** start **
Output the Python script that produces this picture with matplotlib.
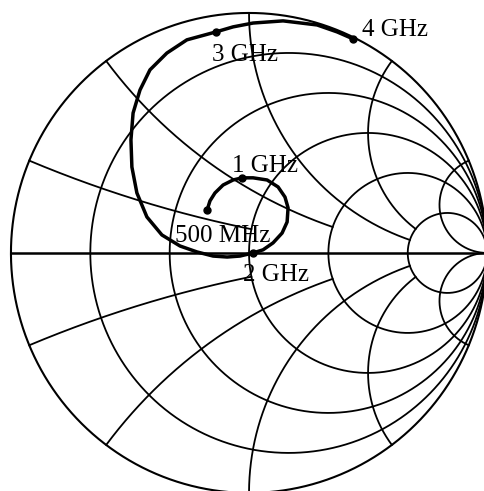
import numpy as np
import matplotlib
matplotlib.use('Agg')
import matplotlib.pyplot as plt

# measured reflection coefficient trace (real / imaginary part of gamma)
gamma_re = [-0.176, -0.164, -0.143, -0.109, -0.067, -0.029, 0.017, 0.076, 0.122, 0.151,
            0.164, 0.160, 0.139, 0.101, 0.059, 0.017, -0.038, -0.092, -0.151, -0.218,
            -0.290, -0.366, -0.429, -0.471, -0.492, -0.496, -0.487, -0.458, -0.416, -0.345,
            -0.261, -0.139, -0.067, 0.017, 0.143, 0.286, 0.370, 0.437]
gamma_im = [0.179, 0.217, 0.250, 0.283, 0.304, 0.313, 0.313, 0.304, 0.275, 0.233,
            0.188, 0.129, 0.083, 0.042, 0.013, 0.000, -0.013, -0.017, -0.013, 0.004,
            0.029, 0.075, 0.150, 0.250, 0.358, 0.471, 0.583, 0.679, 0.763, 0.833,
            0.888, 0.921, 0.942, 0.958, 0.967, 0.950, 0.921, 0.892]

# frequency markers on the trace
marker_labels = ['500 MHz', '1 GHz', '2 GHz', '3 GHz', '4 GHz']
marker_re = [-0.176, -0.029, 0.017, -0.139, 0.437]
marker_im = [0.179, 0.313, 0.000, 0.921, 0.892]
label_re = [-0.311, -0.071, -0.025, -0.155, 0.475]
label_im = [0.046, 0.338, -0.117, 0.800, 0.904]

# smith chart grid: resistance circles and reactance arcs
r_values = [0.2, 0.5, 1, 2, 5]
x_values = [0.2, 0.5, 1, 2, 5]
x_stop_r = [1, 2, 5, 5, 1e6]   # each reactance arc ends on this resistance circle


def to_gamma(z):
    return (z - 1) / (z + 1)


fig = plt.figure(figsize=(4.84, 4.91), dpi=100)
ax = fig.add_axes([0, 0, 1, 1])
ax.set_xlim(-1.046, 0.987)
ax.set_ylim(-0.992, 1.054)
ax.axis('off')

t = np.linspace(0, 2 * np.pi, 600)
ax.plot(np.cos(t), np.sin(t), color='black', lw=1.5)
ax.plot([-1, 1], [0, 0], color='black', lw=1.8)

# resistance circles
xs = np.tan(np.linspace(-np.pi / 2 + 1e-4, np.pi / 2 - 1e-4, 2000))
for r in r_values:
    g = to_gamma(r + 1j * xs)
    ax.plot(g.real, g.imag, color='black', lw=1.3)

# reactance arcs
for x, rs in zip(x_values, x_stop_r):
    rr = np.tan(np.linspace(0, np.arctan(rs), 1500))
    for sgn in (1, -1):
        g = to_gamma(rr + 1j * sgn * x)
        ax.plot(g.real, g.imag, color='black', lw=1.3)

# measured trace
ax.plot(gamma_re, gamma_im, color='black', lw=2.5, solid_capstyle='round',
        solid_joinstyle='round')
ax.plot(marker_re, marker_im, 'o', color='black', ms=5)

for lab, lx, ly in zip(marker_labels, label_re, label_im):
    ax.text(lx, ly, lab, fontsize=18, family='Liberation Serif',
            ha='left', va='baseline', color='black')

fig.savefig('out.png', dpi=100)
** end **
** start **
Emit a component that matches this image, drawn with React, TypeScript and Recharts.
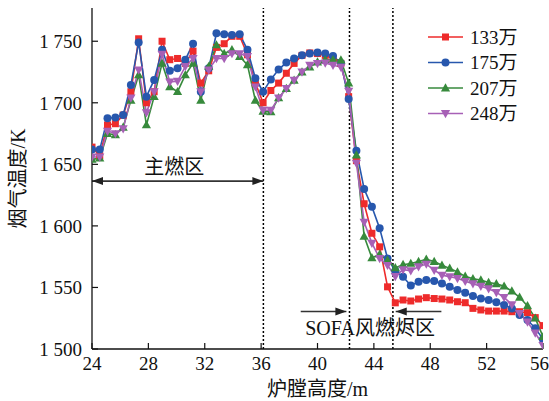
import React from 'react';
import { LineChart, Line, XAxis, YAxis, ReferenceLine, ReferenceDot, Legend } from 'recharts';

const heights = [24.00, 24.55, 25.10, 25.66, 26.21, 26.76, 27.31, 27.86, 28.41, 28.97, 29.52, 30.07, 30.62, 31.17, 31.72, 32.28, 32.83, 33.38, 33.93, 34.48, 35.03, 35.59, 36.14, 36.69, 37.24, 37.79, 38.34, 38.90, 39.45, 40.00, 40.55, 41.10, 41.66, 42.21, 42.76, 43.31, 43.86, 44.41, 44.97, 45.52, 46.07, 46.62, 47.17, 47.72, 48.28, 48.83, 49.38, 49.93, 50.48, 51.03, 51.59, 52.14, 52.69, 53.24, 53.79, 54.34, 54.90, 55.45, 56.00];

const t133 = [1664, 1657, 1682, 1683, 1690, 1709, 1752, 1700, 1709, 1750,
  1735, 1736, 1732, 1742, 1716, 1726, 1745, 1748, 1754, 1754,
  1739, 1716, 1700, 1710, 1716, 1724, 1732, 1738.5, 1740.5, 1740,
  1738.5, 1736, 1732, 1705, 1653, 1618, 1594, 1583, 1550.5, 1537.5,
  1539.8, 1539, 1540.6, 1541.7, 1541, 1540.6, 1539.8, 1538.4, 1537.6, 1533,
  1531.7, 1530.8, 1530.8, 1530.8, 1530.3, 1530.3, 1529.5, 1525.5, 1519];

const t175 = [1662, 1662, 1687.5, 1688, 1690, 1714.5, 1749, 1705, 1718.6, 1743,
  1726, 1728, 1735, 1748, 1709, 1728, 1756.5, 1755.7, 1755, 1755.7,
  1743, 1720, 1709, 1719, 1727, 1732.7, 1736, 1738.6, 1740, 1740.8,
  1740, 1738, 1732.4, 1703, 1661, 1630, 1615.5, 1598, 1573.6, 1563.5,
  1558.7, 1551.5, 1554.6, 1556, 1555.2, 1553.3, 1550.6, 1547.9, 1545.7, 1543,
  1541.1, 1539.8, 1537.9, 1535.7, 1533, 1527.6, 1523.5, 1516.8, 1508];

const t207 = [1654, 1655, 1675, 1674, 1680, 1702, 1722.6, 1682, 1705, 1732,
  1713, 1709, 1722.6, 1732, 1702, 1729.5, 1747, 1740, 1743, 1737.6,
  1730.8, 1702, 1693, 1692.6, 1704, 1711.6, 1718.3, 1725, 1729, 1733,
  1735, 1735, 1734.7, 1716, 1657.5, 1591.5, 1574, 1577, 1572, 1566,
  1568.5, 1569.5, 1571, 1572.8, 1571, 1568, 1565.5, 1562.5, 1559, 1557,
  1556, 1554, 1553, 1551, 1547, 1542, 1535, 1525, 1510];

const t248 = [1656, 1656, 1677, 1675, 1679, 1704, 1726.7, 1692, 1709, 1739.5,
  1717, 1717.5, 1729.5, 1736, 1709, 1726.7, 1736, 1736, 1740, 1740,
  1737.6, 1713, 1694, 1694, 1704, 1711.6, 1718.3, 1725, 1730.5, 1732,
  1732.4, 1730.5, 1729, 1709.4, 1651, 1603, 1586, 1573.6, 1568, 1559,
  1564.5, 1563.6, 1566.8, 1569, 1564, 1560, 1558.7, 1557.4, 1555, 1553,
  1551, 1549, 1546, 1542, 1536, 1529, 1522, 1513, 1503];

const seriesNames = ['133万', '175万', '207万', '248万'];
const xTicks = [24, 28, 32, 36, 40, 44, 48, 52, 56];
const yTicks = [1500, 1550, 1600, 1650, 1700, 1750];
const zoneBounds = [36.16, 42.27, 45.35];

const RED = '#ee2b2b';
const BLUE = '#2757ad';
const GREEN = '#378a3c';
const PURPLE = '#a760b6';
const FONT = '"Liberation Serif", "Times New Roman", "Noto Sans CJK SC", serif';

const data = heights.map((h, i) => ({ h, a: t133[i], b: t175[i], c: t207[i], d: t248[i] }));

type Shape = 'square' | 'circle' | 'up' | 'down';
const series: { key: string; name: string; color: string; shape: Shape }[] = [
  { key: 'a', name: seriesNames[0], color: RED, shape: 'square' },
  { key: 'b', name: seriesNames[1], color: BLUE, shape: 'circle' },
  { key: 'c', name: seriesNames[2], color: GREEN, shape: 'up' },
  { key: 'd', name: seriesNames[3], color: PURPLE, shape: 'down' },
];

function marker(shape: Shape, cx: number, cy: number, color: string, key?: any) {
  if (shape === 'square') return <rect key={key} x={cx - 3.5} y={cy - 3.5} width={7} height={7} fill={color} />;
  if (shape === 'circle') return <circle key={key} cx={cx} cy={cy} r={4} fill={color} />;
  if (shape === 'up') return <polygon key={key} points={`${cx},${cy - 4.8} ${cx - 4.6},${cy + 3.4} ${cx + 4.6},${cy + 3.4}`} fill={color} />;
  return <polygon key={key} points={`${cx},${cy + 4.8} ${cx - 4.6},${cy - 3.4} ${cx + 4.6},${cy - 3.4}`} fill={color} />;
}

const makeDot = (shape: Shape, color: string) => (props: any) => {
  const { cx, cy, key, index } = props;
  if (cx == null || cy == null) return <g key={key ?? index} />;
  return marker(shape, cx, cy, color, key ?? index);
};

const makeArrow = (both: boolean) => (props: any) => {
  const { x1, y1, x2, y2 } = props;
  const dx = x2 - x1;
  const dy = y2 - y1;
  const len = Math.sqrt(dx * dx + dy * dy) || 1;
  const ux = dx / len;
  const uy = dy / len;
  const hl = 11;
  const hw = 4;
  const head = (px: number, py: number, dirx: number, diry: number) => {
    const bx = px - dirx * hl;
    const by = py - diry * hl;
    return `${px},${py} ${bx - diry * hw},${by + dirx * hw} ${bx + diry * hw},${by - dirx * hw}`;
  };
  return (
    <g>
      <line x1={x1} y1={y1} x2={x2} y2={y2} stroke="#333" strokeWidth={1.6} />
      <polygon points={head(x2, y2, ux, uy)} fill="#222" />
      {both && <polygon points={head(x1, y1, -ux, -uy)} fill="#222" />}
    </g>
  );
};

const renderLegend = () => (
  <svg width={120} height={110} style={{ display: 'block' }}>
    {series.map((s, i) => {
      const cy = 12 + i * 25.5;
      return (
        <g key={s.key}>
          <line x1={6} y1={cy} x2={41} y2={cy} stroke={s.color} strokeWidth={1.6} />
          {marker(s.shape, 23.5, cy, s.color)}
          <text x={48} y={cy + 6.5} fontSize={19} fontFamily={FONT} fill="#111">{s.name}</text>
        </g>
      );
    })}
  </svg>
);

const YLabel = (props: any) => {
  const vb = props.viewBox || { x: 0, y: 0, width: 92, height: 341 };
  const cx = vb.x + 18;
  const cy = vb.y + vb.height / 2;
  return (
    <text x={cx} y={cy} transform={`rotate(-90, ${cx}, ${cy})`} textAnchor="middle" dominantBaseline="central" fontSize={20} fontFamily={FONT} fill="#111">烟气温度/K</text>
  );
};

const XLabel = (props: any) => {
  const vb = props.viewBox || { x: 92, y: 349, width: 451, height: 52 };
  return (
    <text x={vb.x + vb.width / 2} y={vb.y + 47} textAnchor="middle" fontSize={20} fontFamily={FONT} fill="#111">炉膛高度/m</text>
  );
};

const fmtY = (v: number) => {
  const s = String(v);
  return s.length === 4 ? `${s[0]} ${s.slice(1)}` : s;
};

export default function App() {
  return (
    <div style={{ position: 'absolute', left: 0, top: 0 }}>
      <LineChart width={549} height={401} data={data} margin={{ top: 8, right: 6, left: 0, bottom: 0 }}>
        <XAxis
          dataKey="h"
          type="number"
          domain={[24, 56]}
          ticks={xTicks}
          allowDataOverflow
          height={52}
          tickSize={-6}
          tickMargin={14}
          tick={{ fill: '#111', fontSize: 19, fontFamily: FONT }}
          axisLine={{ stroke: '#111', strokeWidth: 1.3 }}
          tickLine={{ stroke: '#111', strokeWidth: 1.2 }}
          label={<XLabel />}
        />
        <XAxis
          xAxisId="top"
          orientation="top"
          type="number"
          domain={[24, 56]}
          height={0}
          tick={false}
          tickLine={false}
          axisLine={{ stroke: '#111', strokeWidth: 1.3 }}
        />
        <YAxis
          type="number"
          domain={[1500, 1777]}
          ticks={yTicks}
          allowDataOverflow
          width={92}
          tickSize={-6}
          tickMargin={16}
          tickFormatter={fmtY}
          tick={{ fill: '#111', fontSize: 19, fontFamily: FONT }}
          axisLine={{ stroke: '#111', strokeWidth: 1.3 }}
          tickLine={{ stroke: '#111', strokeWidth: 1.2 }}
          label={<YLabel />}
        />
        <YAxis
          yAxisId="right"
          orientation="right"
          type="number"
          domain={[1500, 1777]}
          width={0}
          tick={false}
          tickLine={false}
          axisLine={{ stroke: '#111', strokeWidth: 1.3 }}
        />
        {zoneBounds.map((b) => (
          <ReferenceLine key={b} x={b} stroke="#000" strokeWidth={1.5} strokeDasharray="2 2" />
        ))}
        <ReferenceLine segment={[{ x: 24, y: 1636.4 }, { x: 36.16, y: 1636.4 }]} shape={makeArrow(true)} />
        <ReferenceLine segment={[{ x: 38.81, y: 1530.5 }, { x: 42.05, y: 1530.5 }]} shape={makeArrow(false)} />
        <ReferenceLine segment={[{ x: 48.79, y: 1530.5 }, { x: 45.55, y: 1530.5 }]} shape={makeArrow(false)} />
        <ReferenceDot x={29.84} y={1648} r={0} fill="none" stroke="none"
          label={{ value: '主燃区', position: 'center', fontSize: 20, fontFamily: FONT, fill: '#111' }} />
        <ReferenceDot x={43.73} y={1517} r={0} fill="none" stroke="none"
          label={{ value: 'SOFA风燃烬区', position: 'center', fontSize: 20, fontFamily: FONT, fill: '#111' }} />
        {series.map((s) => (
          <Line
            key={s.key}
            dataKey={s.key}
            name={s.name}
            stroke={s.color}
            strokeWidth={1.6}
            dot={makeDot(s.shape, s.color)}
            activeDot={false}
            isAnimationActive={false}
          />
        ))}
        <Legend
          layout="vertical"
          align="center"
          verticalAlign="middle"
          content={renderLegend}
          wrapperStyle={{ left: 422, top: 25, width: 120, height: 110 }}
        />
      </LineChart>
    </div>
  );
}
** end **
◆ **Task to complete**:
Starting at the line that contains "Output the Python" and ending at the line that contains "import matplotlib.pyplot as plt", give the lines again exactly. Do not include the pictures.

◆ **Output of the task**:
Output the Python script that produces this picture with matplotlib.
import numpy as np
import matplotlib
matplotlib.use('Agg')
import matplotlib.pyplot as plt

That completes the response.